Anyone notice strange announcements for 126.96.36.199/24
Patrick W. Gilmore
patrick at ianai.net
Tue Jan 13 13:06:10 CST 2009
On Jan 13, 2009, at 1:27 PM, Adrian Chadd wrote:
> On Tue, Jan 13, 2009, Patrick W. Gilmore wrote:
>> How can anyone seriously argue the ASN owner is somehow wrong and
>> a straight face? How can anyone else who actually runs a network not
>> see that as ridiculous?
> Speaking purely as an outsider who hasn't had to pull such jack moves
> with his tiny corner of the world these days, I've frequently seen
> pull exactly these jack moves for Traffic Engineering.
> So either they're not talking and wish to remain nameless, or they're
> talking and being hypocritical.
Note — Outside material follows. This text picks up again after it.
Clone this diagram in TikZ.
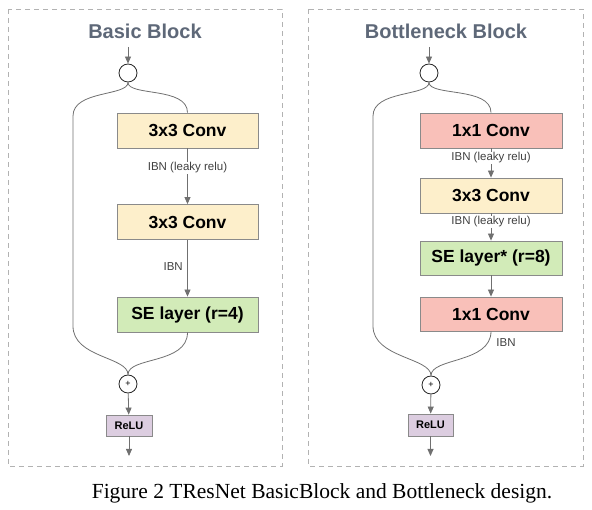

But they do exist, and I'm pretty sure
> they see it as another way of "hacking" the routing system to achieve
> goals the original implementors didn't explicitly define, but have
> operational relevance today.
> But they're out there, injecting routes to peers to control traffic.
> I remember the first time I saw it and said "uhm wtf?" followed by
> "evil but clever." Much like other BGP tricks. :)
The idea that you can do something and get away with it sometimes
makes it OK all the time is erroneous.
Extreme example: Sprint probably wouldn't post to NANOG or even
complain if a little network announced one of their prefixes. Does
that make it OK for any network to announce anyone else's prefix?
The fact is someone -did- notice, and instead of saying "I'm sorry, I
won't do it again", Randy just said "I'm a good guy, doing an
experiment" and implied it could not possibly be wrong. Worse, others
actually berated the ASN owner for spending time & effort on the issue.
If you use my ASN for an experiment or anything else without
permission, do not act surprised when I notice. And certainly do not
try to act like it is just no big deal. Use your own autonomous
system numbers if you want it to be "no big deal".